> [Work to complete]: The entire listing is to be repeated verbatim.

> [Data excerpt]:

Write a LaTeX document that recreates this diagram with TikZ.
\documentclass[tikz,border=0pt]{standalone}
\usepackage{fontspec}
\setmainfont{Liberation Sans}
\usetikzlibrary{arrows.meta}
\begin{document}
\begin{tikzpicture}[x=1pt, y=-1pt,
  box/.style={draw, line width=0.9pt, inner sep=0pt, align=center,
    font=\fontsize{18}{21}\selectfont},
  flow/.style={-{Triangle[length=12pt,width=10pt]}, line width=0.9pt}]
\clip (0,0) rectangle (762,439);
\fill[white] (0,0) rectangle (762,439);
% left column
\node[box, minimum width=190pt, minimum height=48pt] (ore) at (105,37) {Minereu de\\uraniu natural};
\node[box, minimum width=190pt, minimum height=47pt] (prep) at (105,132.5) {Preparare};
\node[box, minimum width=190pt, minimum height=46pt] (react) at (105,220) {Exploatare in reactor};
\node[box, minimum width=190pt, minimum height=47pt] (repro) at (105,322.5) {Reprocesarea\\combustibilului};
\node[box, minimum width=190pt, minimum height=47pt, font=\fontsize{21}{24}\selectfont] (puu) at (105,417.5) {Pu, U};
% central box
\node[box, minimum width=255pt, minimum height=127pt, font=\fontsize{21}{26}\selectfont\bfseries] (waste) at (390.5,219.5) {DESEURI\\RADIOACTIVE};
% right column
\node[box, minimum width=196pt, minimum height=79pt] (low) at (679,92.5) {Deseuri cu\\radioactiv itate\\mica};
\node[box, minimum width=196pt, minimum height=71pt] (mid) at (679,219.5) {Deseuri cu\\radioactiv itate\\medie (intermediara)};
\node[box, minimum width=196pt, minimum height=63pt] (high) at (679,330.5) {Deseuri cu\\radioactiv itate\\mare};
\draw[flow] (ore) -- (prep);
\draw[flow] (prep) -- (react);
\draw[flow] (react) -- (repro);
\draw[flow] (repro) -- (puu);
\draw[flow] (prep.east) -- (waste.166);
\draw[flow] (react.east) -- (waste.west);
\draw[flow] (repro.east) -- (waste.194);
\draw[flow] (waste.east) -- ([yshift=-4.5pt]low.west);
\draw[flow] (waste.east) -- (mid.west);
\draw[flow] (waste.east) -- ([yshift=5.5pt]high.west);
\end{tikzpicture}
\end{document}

> [Task answer]:
Write a LaTeX document that recreates this diagram with TikZ.
\documentclass[tikz,border=0pt]{standalone}
\usepackage{fontspec}
\setmainfont{Liberation Sans}
\usetikzlibrary{arrows.meta}
\begin{document}
\begin{tikzpicture}[x=1pt, y=-1pt,
  box/.style={draw, line width=0.9pt, inner sep=0pt, align=center,
    font=\fontsize{18}{21}\selectfont},
  flow/.style={-{Triangle[length=12pt,width=10pt]}, line width=0.9pt}]
\clip (0,0) rectangle (762,439);
\fill[white] (0,0) rectangle (762,439);
% left column
\node[box, minimum width=190pt, minimum height=48pt] (ore) at (105,37) {Minereu de\\uraniu natural};
\node[box, minimum width=190pt, minimum height=47pt] (prep) at (105,132.5) {Preparare};
\node[box, minimum width=190pt, minimum height=46pt] (react) at (105,220) {Exploatare in reactor};
\node[box, minimum width=190pt, minimum height=47pt] (repro) at (105,322.5) {Reprocesarea\\combustibilului};
\node[box, minimum width=190pt, minimum height=47pt, font=\fontsize{21}{24}\selectfont] (puu) at (105,417.5) {Pu, U};
% central box
\node[box, minimum width=255pt, minimum height=127pt, font=\fontsize{21}{26}\selectfont\bfseries] (waste) at (390.5,219.5) {DESEURI\\RADIOACTIVE};
% right column
\node[box, minimum width=196pt, minimum height=79pt] (low) at (679,92.5) {Deseuri cu\\radioactiv itate\\mica};
\node[box, minimum width=196pt, minimum height=71pt] (mid) at (679,219.5) {Deseuri cu\\radioactiv itate\\medie (intermediara)};
\node[box, minimum width=196pt, minimum height=63pt] (high) at (679,330.5) {Deseuri cu\\radioactiv itate\\mare};
\draw[flow] (ore) -- (prep);
\draw[flow] (prep) -- (react);
\draw[flow] (react) -- (repro);
\draw[flow] (repro) -- (puu);
\draw[flow] (prep.east) -- (waste.166);
\draw[flow] (react.east) -- (waste.west);
\draw[flow] (repro.east) -- (waste.194);
\draw[flow] (waste.east) -- ([yshift=-4.5pt]low.west);
\draw[flow] (waste.east) -- (mid.west);
\draw[flow] (waste.east) -- ([yshift=5.5pt]high.west);
\end{tikzpicture}
\end{document}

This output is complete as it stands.